Best Time of Year to Polish Exterior Concrete

Air and slab temperature should stay between 45 °F and 90 °F for 48 hrs after densifier and sealer application. In most regions that leaves:

  • Spring: April–May (low humidity, moderate temps)
  • Early fall: September–October (stable weather, fewer pop-up storms)

Avoid mid-summer peak heat; sealers can flash-cure and leave haze that requires re-burnishing.

Return on Investment & Market Perception

Remodeling Magazine’s 2023 cost-vs-value report puts “decorative concrete upgrade” at a 69 % ROI in the Pacific region, slightly above basic asphalt replacement. Realtors we polled say a well-executed polished driveway photographs beautifully for MLS listings, often recovering the outlay at sale time while you enjoy the surface every day. Even if you stay put, reduced maintenance (no weed killer, no paver sand) saves $300-$500 annually—money you can redirect toward landscape lighting or a new entry door.

Frequently Asked Questions

A 200-grit finish has about the same coefficient of friction as brushed concrete. If you choose 400-grit or higher gloss, contractors add micronized polymer beads to the final sealer coat. The result meets ADA guidelines for exterior walkways without changing the shine.

Fresh petroleum spills lift during the initial grinding pass. Older, deeply soaked areas may leave a faint shadow, but a color-matched dye blended into the slurry fill usually disguises it. Severely saturated slabs sometimes need a poultice treatment that adds half a day to the schedule.

Foot traffic: 6–8 hours. Bicycle or motorcycle: 24 hours. Cars and light trucks: 48 hours. Heavy SUVs or boats: 72 hours.
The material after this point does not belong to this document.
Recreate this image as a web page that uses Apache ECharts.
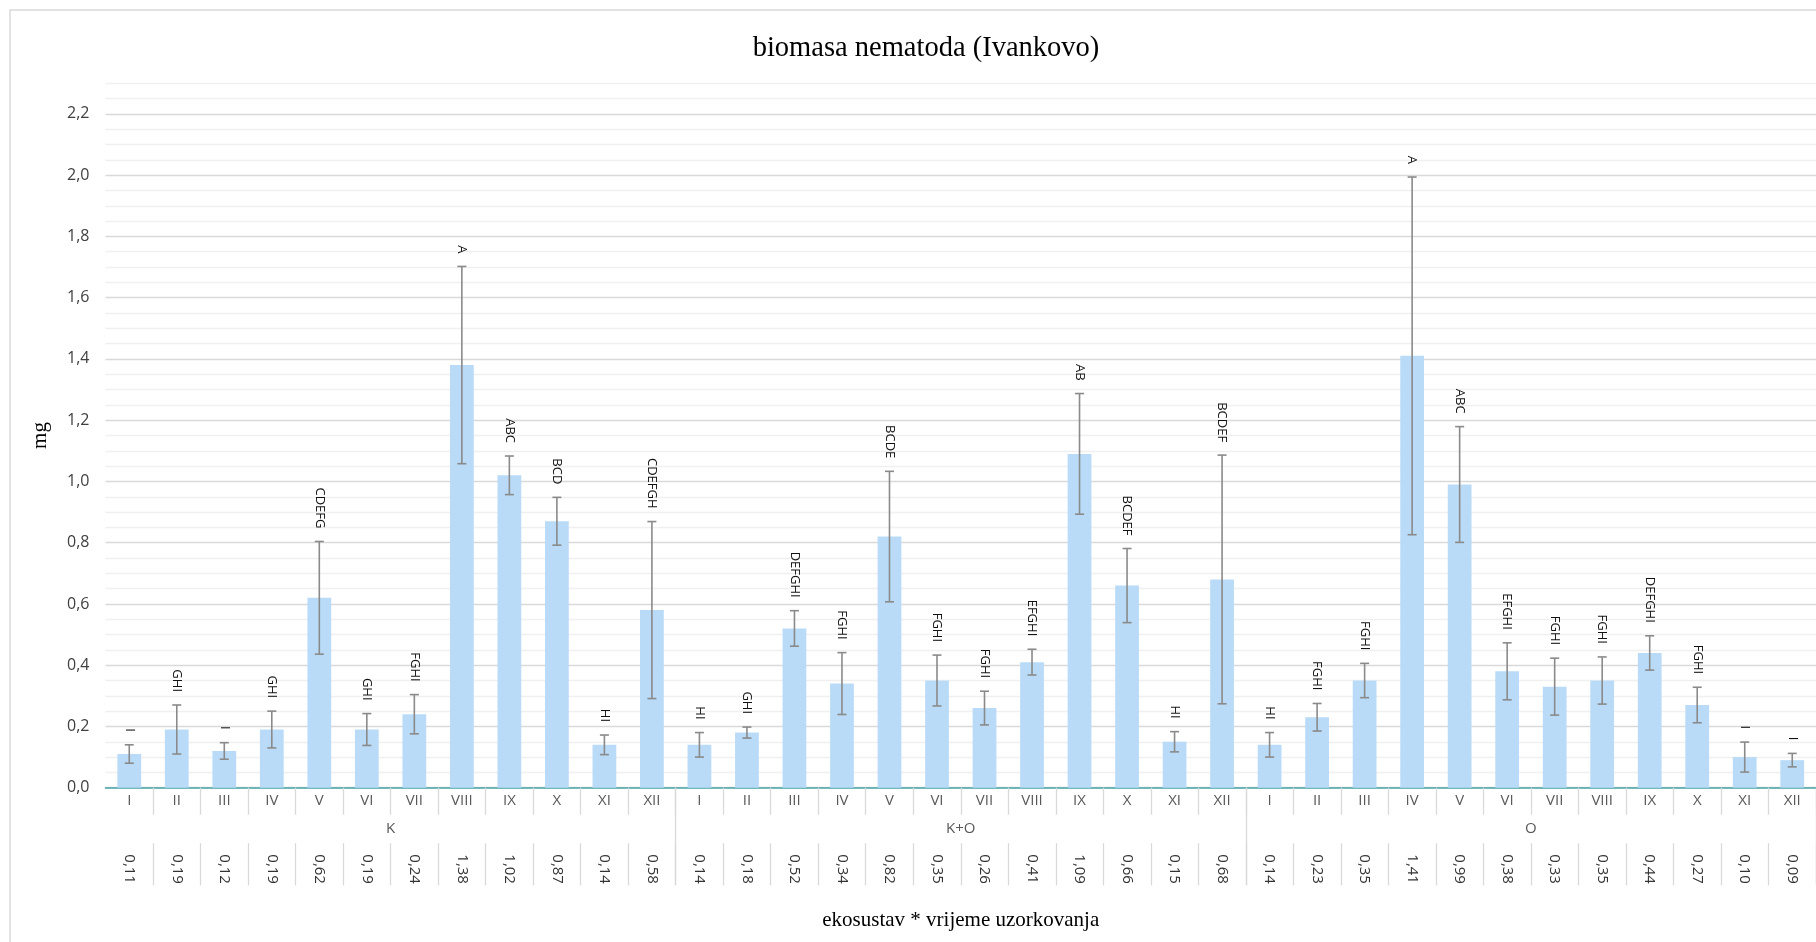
<!DOCTYPE html>
<html>
<head>
<meta charset="utf-8">
<script src="https://cdn.jsdelivr.net/npm/echarts@6/dist/echarts.min.js"></script>
<style>
html,body{margin:0;padding:0;background:#fff;}
#chart{width:1816px;height:942px;}
</style>
</head>
<body>
<div id="chart"></div>
<script>
// ---- data ----
const groups = ['K', 'K+O', 'O'];
const months = ['I','II','III','IV','V','VI','VII','VIII','IX','X','XI','XII'];
const meansK  = [0.11,0.19,0.12,0.19,0.62,0.19,0.24,1.38,1.02,0.87,0.14,0.58];
const meansKO = [0.14,0.18,0.52,0.34,0.82,0.35,0.26,0.41,1.09,0.66,0.15,0.68];
const meansO  = [0.14,0.23,0.35,1.41,0.99,0.38,0.33,0.35,0.44,0.27,0.10,0.09];
const errK  = [0.030,0.080,0.027,0.060,0.184,0.052,0.064,0.322,0.063,0.078,0.032,0.289];
const errKO = [0.040,0.018,0.058,0.101,0.213,0.083,0.055,0.042,0.197,0.121,0.033,0.406];
const errO  = [0.040,0.045,0.056,0.584,0.189,0.093,0.093,0.077,0.056,0.058,0.049,0.022];
const lettersK  = ['I','GHI','I','GHI','CDEFG','GHI','FGHI','A','ABC','BCD','HI','CDEFGH'];
const lettersKO = ['HI','GHI','DEFGHI','FGHI','BCDE','FGHI','FGHI','EFGHI','AB','BCDEF','HI','BCDEF'];
const lettersO  = ['HI','FGHI','FGHI','A','ABC','EFGHI','FGHI','FGHI','DEFGHI','FGHI','I','I'];
const yTicksMajor = 0.2;

// ---- derived ----
const categories = [].concat(months, months, months);
const means = [].concat(meansK, meansKO, meansO);
const errs = [].concat(errK, errKO, errO);
const letters = [].concat(lettersK, lettersKO, lettersO);
const valueLabels = means.map(v => v.toFixed(2).replace('.', ','));

const sans = "'Open Sans', 'Noto Sans', sans-serif";
const serif = "'Liberation Serif', 'DejaVu Serif', serif";

const chart = echarts.init(document.getElementById('chart'));
chart.setOption({
  animation: false,
  backgroundColor: '#fff',
  graphic: [{
    type: 'rect', silent: true, z: -10,
    shape: { x: 10, y: 10, width: 2400, height: 2400 },
    style: { fill: 'none', stroke: '#d9d9d9', lineWidth: 1.5 }
  }],
  title: {
    text: 'biomasa nematoda (Ivankovo)',
    left: 921, top: 29, textAlign: 'center',
    textStyle: { fontFamily: serif, fontSize: 28.5, fontWeight: 'normal', color: '#000' }
  },
  grid: { left: 105.5, right: 0, top: 83.3, bottom: 154.3, containLabel: false },
  xAxis: [
    {
      type: 'category', data: categories, position: 'bottom',
      axisLine: { show: true, lineStyle: { color: '#45a5a8', width: 1.6 } },
      axisTick: { show: true, length: 27, interval: (i) => i !== 0, lineStyle: { color: '#d9d9d9', width: 1.3 } },
      axisLabel: { interval: 0, margin: 6, fontFamily: sans, fontSize: 15, color: '#595959' },
      name: 'ekosustav * vrijeme uzorkovanja', nameLocation: 'middle', nameGap: 122,
      nameTextStyle: { fontFamily: serif, fontSize: 21, color: '#000' }
    },
    {
      type: 'category', data: groups, position: 'bottom', offset: 0,
      axisLine: { show: false },
      axisTick: { show: true, length: 97, interval: (i) => i !== 0, lineStyle: { color: '#d9d9d9', width: 1.3 } },
      axisLabel: { interval: 0, margin: 34, fontFamily: sans, fontSize: 15, color: '#595959' }
    },
    {
      type: 'category', data: valueLabels, position: 'bottom', offset: 55.6,
      axisLine: { show: false },
      axisTick: { show: true, length: 42, interval: (i) => i !== 0, lineStyle: { color: '#d9d9d9', width: 1.3 } },
      axisLabel: { interval: 0, rotate: -90, margin: 11, fontFamily: sans, fontSize: 15, color: '#333' }
    }
  ],
  yAxis: {
    type: 'value', min: 0, max: 2.3, interval: 0.05,
    axisLine: { show: false }, axisTick: { show: false },
    axisLabel: {
      margin: 16, fontFamily: sans, fontSize: 16, color: '#404040',
      formatter: (v) => {
        const r = v / yTicksMajor;
        return Math.abs(r - Math.round(r)) < 1e-6 ? v.toFixed(1).replace('.', ',') : '';
      }
    },
    splitLine: { show: true, lineStyle: { color: ['#d9d9d9', '#f0f0f0', '#f0f0f0', '#f0f0f0'], width: 1.4 } },
    name: 'mg', nameLocation: 'middle', nameGap: 55, nameRotate: 90,
    nameTextStyle: { fontFamily: serif, fontSize: 21, color: '#000' }
  },
  series: [
    {
      type: 'bar', data: means, barWidth: '50%', xAxisIndex: 0,
      itemStyle: { color: '#b9dbf7' }
    },
    {
      type: 'custom', xAxisIndex: 0, z: 5,
      data: means.map((m, i) => [i, m, errs[i]]),
      encode: { x: 0, y: 1 },
      renderItem: function (params, api) {
        const i = api.value(0), m = api.value(1), e = api.value(2);
        const top = api.coord([i, m + e]);
        const bot = api.coord([i, m - e]);
        const hw = 4.5;
        const st = { stroke: '#8a8a8a', lineWidth: 1.6 };
        return {
          type: 'group',
          children: [
            { type: 'line', shape: { x1: top[0], y1: top[1], x2: bot[0], y2: bot[1] }, style: st },
            { type: 'line', shape: { x1: top[0] - hw, y1: top[1], x2: top[0] + hw, y2: top[1] }, style: st },
            { type: 'line', shape: { x1: bot[0] - hw, y1: bot[1], x2: bot[0] + hw, y2: bot[1] }, style: st },
            {
              type: 'text', x: top[0], y: top[1] - 13, rotation: -Math.PI / 2,
              style: {
                text: letters[params.dataIndex], align: 'right', verticalAlign: 'middle',
                textAlign: 'right', textVerticalAlign: 'middle',
                fontFamily: sans, fontSize: 13, fill: '#111'
              }
            }
          ]
        };
      }
    }
  ]
});
</script>
</body>
</html>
These times allow the stain guard to fully cross-link; premature tire contact can imprint micro-scuffs that are harmless but visible under low-angle light.

On the contrary, the lithium densifier increases surface compressive strength by 30–40 % and reduces water absorption to below 1 %. The process simply refines what’s already there; nothing is removed except the weak top paste.